Le Tribunal a également insisté sur "le fossé grandissant entre le droit international des droits de l'Homme et la responsabilité des sociétés : une asymétrie inquiétante est en train de se loger entre les droits et les obligations des multinationales". Pour lui, "le temps est venu de considérer les multinationales comme sujets de droit et qu'elles puissent, dès lors, être poursuivies en cas d'atteintes aux droits fondamentaux et à l'environnement."

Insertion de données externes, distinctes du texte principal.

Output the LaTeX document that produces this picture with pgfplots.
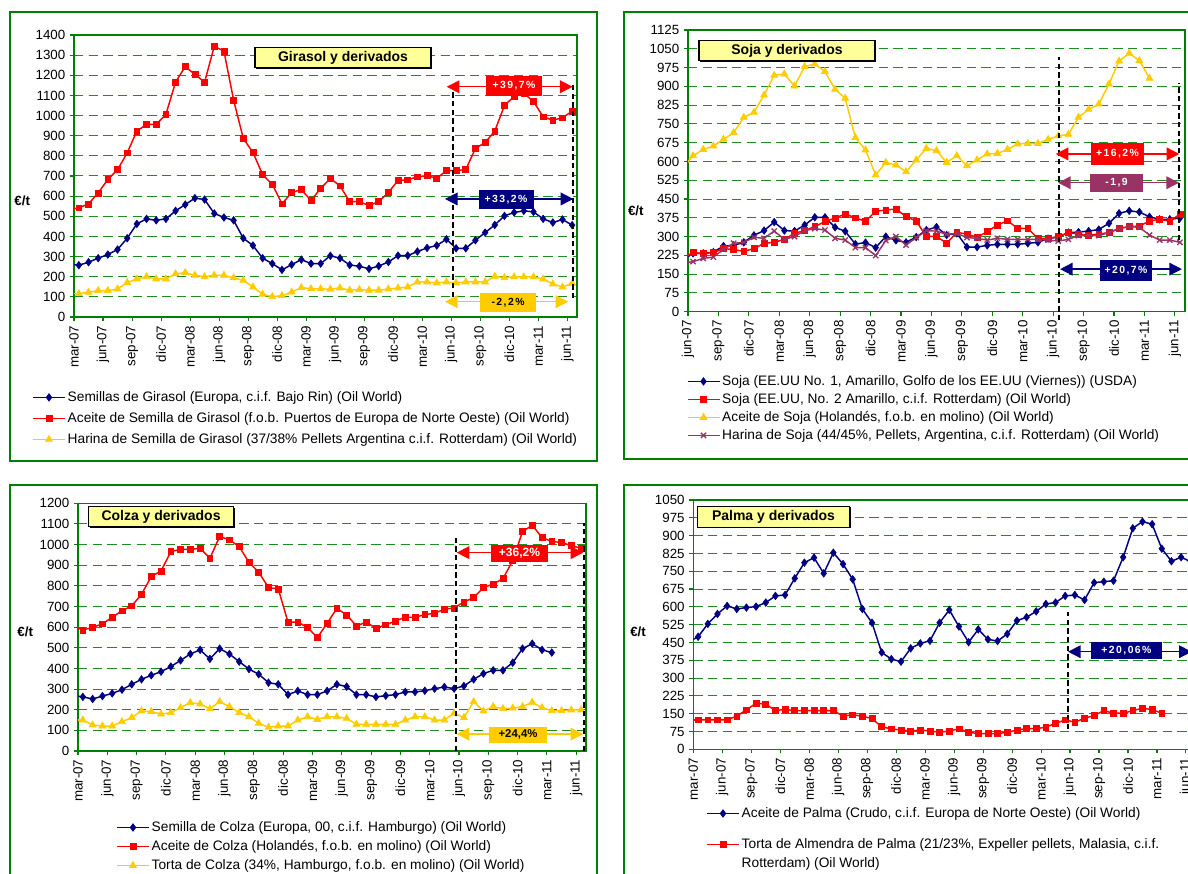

Si ce tribunal n'a certes aujourd'hui qu'une portée symbolique, il marque le premier pas de la libération des peuples face à l'emprise de Monsanto, et la volonté (la nécessité) d'évolution du droit international en matière de protection de l'environnement. Le mouvement visant à protéger les populations et l'environnement contre les pesticides toxiques grandit de jour en jour. Plus de 600 000 personnes ont ainsi déjà apporté leur soutien à une initiative citoyenne européenne demandant l'interdiction du glyphosate sur le site act.greenpeace.org.